▶ _Aim_
Your task is to copy the listing exactly, with the pictures left out.

▶ _Data section_

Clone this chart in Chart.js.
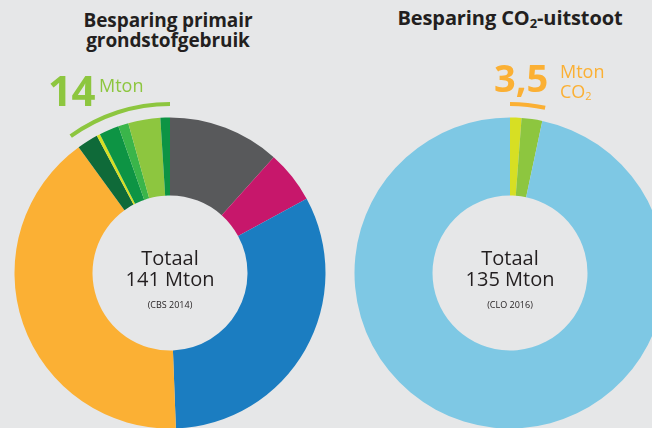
<!DOCTYPE html>
<html>
<head>
<meta charset="utf-8">
<script src="https://cdn.jsdelivr.net/npm/chart.js@4/dist/chart.umd.min.js"></script>
<style>
  html, body { margin: 0; padding: 0; }
  body { width: 652px; height: 428px; overflow: hidden; position: relative; background: #e6e7e8; font-family: 'Open Sans', sans-serif; color: #231f20; }
  canvas { position: absolute; }
  .t { position: absolute; white-space: nowrap; }
  .c { text-align: center; }
  .title { font-weight: 700; font-size: 19px; line-height: 20px; letter-spacing: -0.1px; }
  .tot { font-size: 20px; line-height: 20px; }
  .src { font-size: 9px; line-height: 10px; }
</style>
</head>
<body>
<canvas id="leftChart" width="342" height="342" style="left:-1px;top:102px"></canvas>
<canvas id="rightChart" width="342" height="342" style="left:339px;top:102px"></canvas>

<div class="t c title" style="left:0;width:336px;top:10px">Besparing primair<br>grondstofgebruik</div>
<div class="t c title" style="left:340px;width:340px;top:8px;font-size:20px">Besparing CO<sub style="font-size:13px;vertical-align:-3px">2</sub>-uitstoot</div>

<div class="t" style="left:48px;top:69px;font-size:42px;line-height:42px;font-weight:700;color:#8dc63f;letter-spacing:-0.5px">14</div>
<div class="t" style="left:99px;top:76px;font-size:18px;line-height:18px;color:#8dc63f">Mton</div>

<div class="t" style="left:494px;top:58px;font-size:38px;line-height:38px;font-weight:700;color:#fbb034;letter-spacing:0px">3,5</div>
<div class="t" style="left:560px;top:62px;font-size:18px;line-height:18px;color:#fbb034">Mton</div>
<div class="t" style="left:560px;top:82px;font-size:18px;line-height:18px;color:#fbb034">CO<sub style="font-size:11px;vertical-align:-2px">2</sub></div>

<div class="t c tot" style="left:70px;width:200px;top:248px">Totaal</div>
<div class="t c tot" style="left:70px;width:200px;top:269px">141 Mton</div>
<div class="t c src" style="left:70px;width:200px;top:300px">(CBS 2014)</div>

<div class="t c tot" style="left:410px;width:200px;top:248px">Totaal</div>
<div class="t c tot" style="left:410px;width:200px;top:269px">135 Mton</div>
<div class="t c src" style="left:410px;width:200px;top:300px">(CLO 2016)</div>

<script>
// primair grondstofgebruik, Mton (141 totaal), clockwise from the top
const leftLabels  = ['Segment 1', 'Segment 2', 'Segment 3', 'Segment 4', 'Besparing 1', 'Besparing 2', 'Besparing 3', 'Besparing 4', 'Besparing 5', 'Besparing 6'];
const leftValues  = [16.4, 7.7, 45.6, 57.3, 3.1, 0.5, 2.9, 1.5, 4.7, 1.4];
const leftColors  = ['#58595b', '#c7176b', '#1b7dc1', '#fbb034', '#0f6a39', '#d7df23', '#0d9444', '#3ab54a', '#8dc63f', '#0d9444'];
const leftSaved   = [false, false, false, false, true, true, true, true, true, true];

// CO2-uitstoot, Mton (135 totaal)
const rightLabels = ['Besparing 1', 'Besparing 2', 'Overig'];
const rightValues = [1.6, 2.9, 130.5];
const rightColors = ['#d7df23', '#8dc63f', '#7ec8e4'];
const rightSaved  = [true, true, false];

const NONE = 'rgba(0,0,0,0)';

function sum(arr) { return arr.reduce((a, b) => a + b, 0); }

function buildDonut(id, values, colors, saved, labels, arcColor) {
  const savedTotal = sum(values.filter((_, i) => saved[i]));
  const restTotal  = sum(values) - savedTotal;
  // arc ring goes where the saved slices are (at the end for left, at the start for right)
  const savedFirst = saved[0];
  const arcData   = savedFirst ? [savedTotal, restTotal] : [restTotal, savedTotal];
  const arcColors = savedFirst ? [arcColor, NONE] : [NONE, arcColor];

  return new Chart(document.getElementById(id), {
    type: 'doughnut',
    data: {
      labels,
      datasets: [
        { data: arcData, backgroundColor: arcColors, borderWidth: 0, weight: 4 },
        { data: [1], backgroundColor: [NONE], borderWidth: 0, weight: 11.5 },
        { data: values, backgroundColor: colors, borderWidth: 0, weight: 78 }
      ]
    },
    options: {
      responsive: false,
      animation: false,
      cutout: 77.5,
      layout: { padding: 0 },
      plugins: {
        legend: { display: false },
        tooltip: { enabled: false }
      }
    }
  });
}

buildDonut('leftChart', leftValues, leftColors, leftSaved, leftLabels, '#8dc63f');
buildDonut('rightChart', rightValues, rightColors, rightSaved, rightLabels, '#fbb034');
</script>
</body>
</html>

▶ _Finished exercise_
Clone this chart in Chart.js.
<!DOCTYPE html>
<html>
<head>
<meta charset="utf-8">
<script src="https://cdn.jsdelivr.net/npm/chart.js@4/dist/chart.umd.min.js"></script>
<style>
  html, body { margin: 0; padding: 0; }
  body { width: 652px; height: 428px; overflow: hidden; position: relative; background: #e6e7e8; font-family: 'Open Sans', sans-serif; color: #231f20; }
  canvas { position: absolute; }
  .t { position: absolute; white-space: nowrap; }
  .c { text-align: center; }
  .title { font-weight: 700; font-size: 19px; line-height: 20px; letter-spacing: -0.1px; }
  .tot { font-size: 20px; line-height: 20px; }
  .src { font-size: 9px; line-height: 10px; }
</style>
</head>
<body>
<canvas id="leftChart" width="342" height="342" style="left:-1px;top:102px"></canvas>
<canvas id="rightChart" width="342" height="342" style="left:339px;top:102px"></canvas>

<div class="t c title" style="left:0;width:336px;top:10px">Besparing primair<br>grondstofgebruik</div>
<div class="t c title" style="left:340px;width:340px;top:8px;font-size:20px">Besparing CO<sub style="font-size:13px;vertical-align:-3px">2</sub>-uitstoot</div>

<div class="t" style="left:48px;top:69px;font-size:42px;line-height:42px;font-weight:700;color:#8dc63f;letter-spacing:-0.5px">14</div>
<div class="t" style="left:99px;top:76px;font-size:18px;line-height:18px;color:#8dc63f">Mton</div>

<div class="t" style="left:494px;top:58px;font-size:38px;line-height:38px;font-weight:700;color:#fbb034;letter-spacing:0px">3,5</div>
<div class="t" style="left:560px;top:62px;font-size:18px;line-height:18px;color:#fbb034">Mton</div>
<div class="t" style="left:560px;top:82px;font-size:18px;line-height:18px;color:#fbb034">CO<sub style="font-size:11px;vertical-align:-2px">2</sub></div>

<div class="t c tot" style="left:70px;width:200px;top:248px">Totaal</div>
<div class="t c tot" style="left:70px;width:200px;top:269px">141 Mton</div>
<div class="t c src" style="left:70px;width:200px;top:300px">(CBS 2014)</div>

<div class="t c tot" style="left:410px;width:200px;top:248px">Totaal</div>
<div class="t c tot" style="left:410px;width:200px;top:269px">135 Mton</div>
<div class="t c src" style="left:410px;width:200px;top:300px">(CLO 2016)</div>

<script>
// primair grondstofgebruik, Mton (141 totaal), clockwise from the top
const leftLabels  = ['Segment 1', 'Segment 2', 'Segment 3', 'Segment 4', 'Besparing 1', 'Besparing 2', 'Besparing 3', 'Besparing 4', 'Besparing 5', 'Besparing 6'];
const leftValues  = [16.4, 7.7, 45.6, 57.3, 3.1, 0.5, 2.9, 1.5, 4.7, 1.4];
const leftColors  = ['#58595b', '#c7176b', '#1b7dc1', '#fbb034', '#0f6a39', '#d7df23', '#0d9444', '#3ab54a', '#8dc63f', '#0d9444'];
const leftSaved   = [false, false, false, false, true, true, true, true, true, true];

// CO2-uitstoot, Mton (135 totaal)
const rightLabels = ['Besparing 1', 'Besparing 2', 'Overig'];
const rightValues = [1.6, 2.9, 130.5];
const rightColors = ['#d7df23', '#8dc63f', '#7ec8e4'];
const rightSaved  = [true, true, false];

const NONE = 'rgba(0,0,0,0)';

function sum(arr) { return arr.reduce((a, b) => a + b, 0); }

function buildDonut(id, values, colors, saved, labels, arcColor) {
  const savedTotal = sum(values.filter((_, i) => saved[i]));
  const restTotal  = sum(values) - savedTotal;
  // arc ring goes where the saved slices are (at the end for left, at the start for right)
  const savedFirst = saved[0];
  const arcData   = savedFirst ? [savedTotal, restTotal] : [restTotal, savedTotal];
  const arcColors = savedFirst ? [arcColor, NONE] : [NONE, arcColor];

  return new Chart(document.getElementById(id), {
    type: 'doughnut',
    data: {
      labels,
      datasets: [
        { data: arcData, backgroundColor: arcColors, borderWidth: 0, weight: 4 },
        { data: [1], backgroundColor: [NONE], borderWidth: 0, weight: 11.5 },
        { data: values, backgroundColor: colors, borderWidth: 0, weight: 78 }
      ]
    },
    options: {
      responsive: false,
      animation: false,
      cutout: 77.5,
      layout: { padding: 0 },
      plugins: {
        legend: { display: false },
        tooltip: { enabled: false }
      }
    }
  });
}

buildDonut('leftChart', leftValues, leftColors, leftSaved, leftLabels, '#8dc63f');
buildDonut('rightChart', rightValues, rightColors, rightSaved, rightLabels, '#fbb034');
</script>
</body>
</html>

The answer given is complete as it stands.